Podcast by HLTD51 student Teaformeplease

In this podcast, I examine how Philip Larkin’s poem The Old Fools (read or listen) critiques the concept of age and aging as decline. Despite the pessimism of its opening stanza, Larkin’s poem ultimately persuades us to think of aging along the lines of what age critics like Mary Russo call “The Scandal of Anachronism” (see her essay in Figuring Age: Women, Bodies, Generations), by reflecting directly back at us our contemporary fears of aging as depressing, and regressive.

 

 

Photo by Tasha Kamrowski

TRANSCRIPT:

Western society tends to view aging through stages, stages in which our identity become intermingled with common tropes of aging such as decline, loss of autonomy and loss of physical ability. To begin, Larkin mocks the old for not choosing to resist aging, we can see this in the first stanza when he says “do they somehow suppose…they could alter things back.” The key idea here is to choose, choosing to resist obsolesce and aging is what Western society values, because to go out of fashion is bad—it is something our society rejects and with it comes scorn, pity, and ridicule.

The second point Larkin wants to convey in this poem is that Western society views aging and dying as inherently natural. This can be seen in stanza 2. “it’s only oblivion true… of being here.” And so here Larkin addresses progress, hasn’t life and nature always been progressive? Afterall, before the existance of the universe, there was nothing, and the progress of nature is what brought us here, progress is what brought to bloom the million pedalled flower—of humanity. And so we can’t ignore nature, because nature tells us when its time to go, and it does this through its physical manifestations of “ash hair, toad hands, prune face dried into lines.”

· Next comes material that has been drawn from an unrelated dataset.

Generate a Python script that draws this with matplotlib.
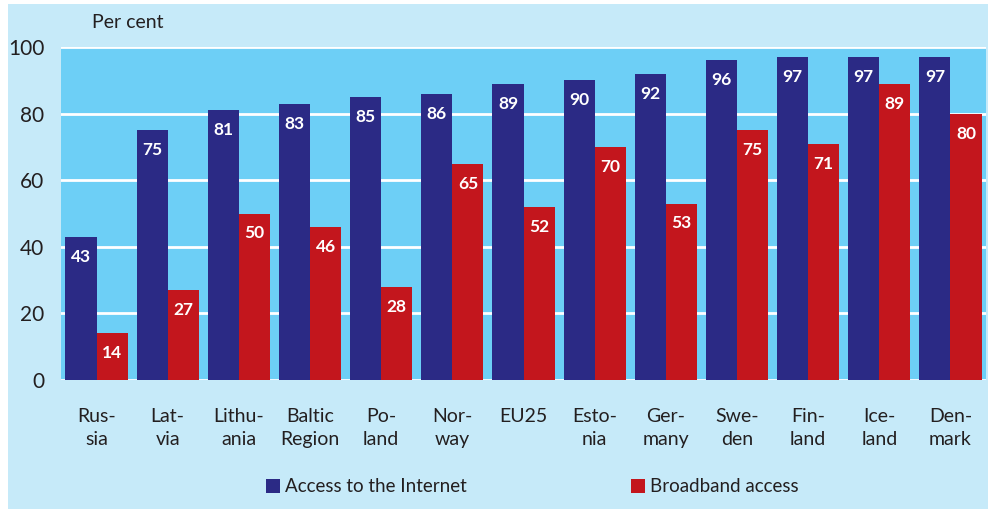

The next idea that Larkin addresses is how Western society views aging as the inability to live. “Perhaps  being old is having lighted rooms inside your head…this is where they live.” Here Larkin conveys the idea of old  as being unable to live and to create new memories because they live in the past. “Not here and now, but where all happened once.”

Furthermore, aging is associated with the fragmentation of identity. This is seen in stanza 4 when Larkin describes the identity of the old as “rooms that grow father, leaving incompetent cold, the constant wear and tear of taken breath.” And so through aging, the identity of the old identity becomes fragmented just like the rooms in our head, or in other words, our sense of self, grow father apart. Until the identity of the elderly become like the whole hideous inverted childhood, a stage in which can be seen at the end of what Western society considers, the stages of life.

At the end, Larkin surprises us by telling us that “we shall find out” we shall find out for ourselves, how aging is truely like, there is a reflexive quality in this last line when he puts us in our place and tries to address our ignorance and narrow minded ways of thinking about aging as merely a fixed set of patterns, and asks us to reconsider what aging might mean because one day, we too will experience old age. And so perhaps this poem is a critique on how we should expand our hozion to encompass thinking about age as possibility, rather than as charactized by decline and limitations.